Not so, an attendant told him. Dumping the grass would cost $43, Wainio said he was told. While there’s no charge for dumping green waste at the landfill, it does cost to dump sod — the clumps of grass with dirt in it.
Wainio protested. Another attendant offered him a better deal: $30. Wainio still wasn’t happy. He explained why in an e-mail:
It didn’t seem to make sense that the mayor and other local officials were urging residents to conserve water, but that rather than offering incentives to expedite the process, the bureaucracy was poised to penalize my attempts to cooperate.
Wainio left in a huff. He returned Sunday with the same load, was waved through and dumped for free. After being quoted three difference prices ($43, $30 and $0), Wainio was confused. He e-mailed me:
I hope you can shed some light on this issue with a little investigation.
My little investigation is over. Stephen Grealy, the city’s recycling manager, explained the city’s policy in an e-mail. He said the city has considered accepting sod at the Miramar Greenery (the part of the landfill that produces mulch and compost). But the soil inhibits composting, he wrote, making it a bad source of mulch and compost.

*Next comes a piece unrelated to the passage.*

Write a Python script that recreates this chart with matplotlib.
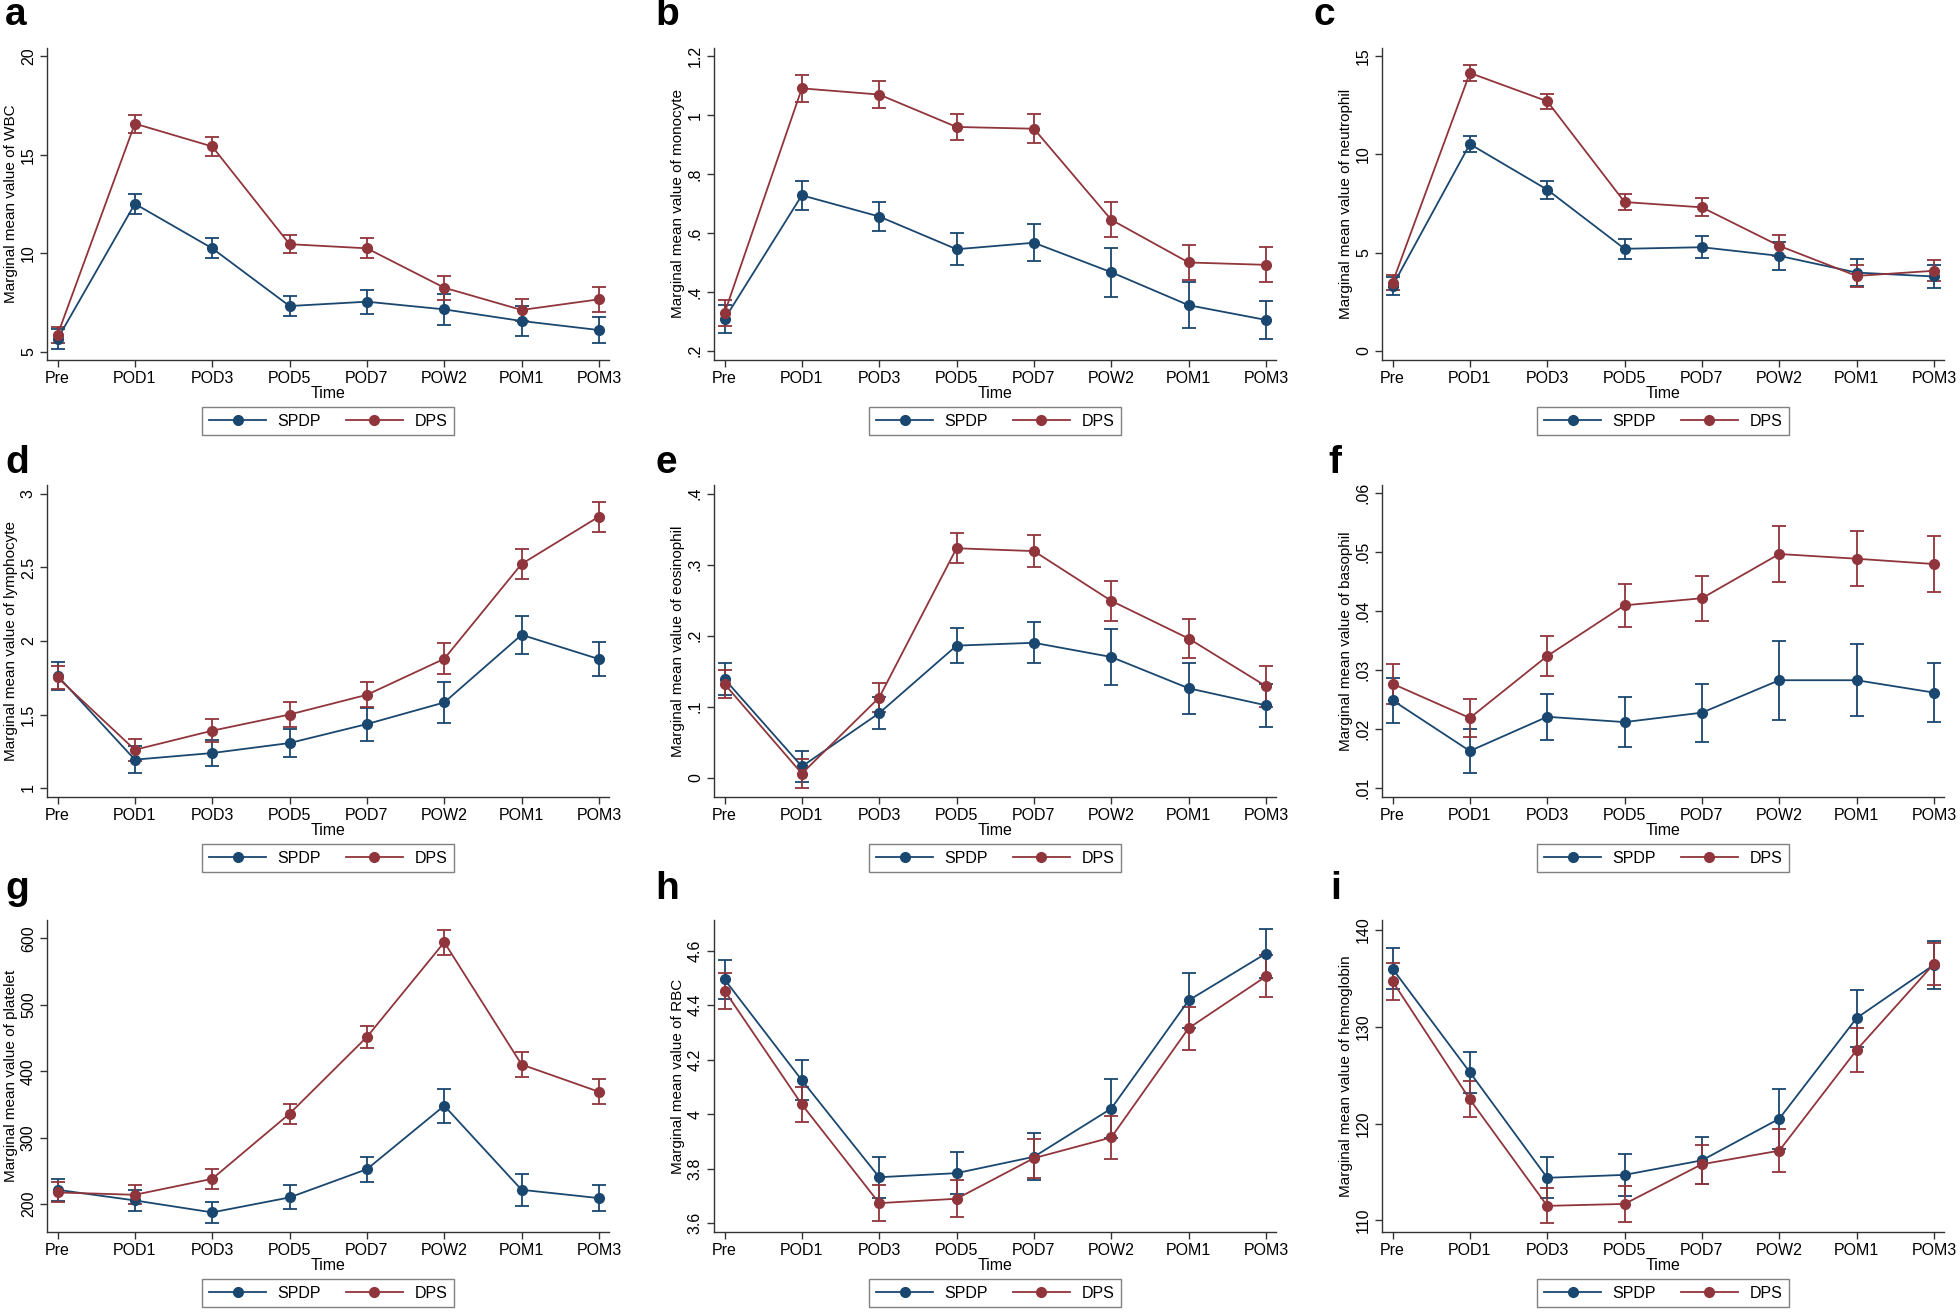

Grealy offered this advice to homeowners hoping to tear out their yards:
[F]irst and foremost reduce the amount of waste that might otherwise go to the Miramar Landfill. In the case of residents interested in removing sod from their landscaping, this means it is better to use a mulch or some other product to kill the grass and then to incorporate the dead sod as a soil amendment (rototilling). This will increase the organic matter of the soil, reduce waste, and increase the water holding capacity of the soil. This would provide a better foundation for the new drought tolerant plantings.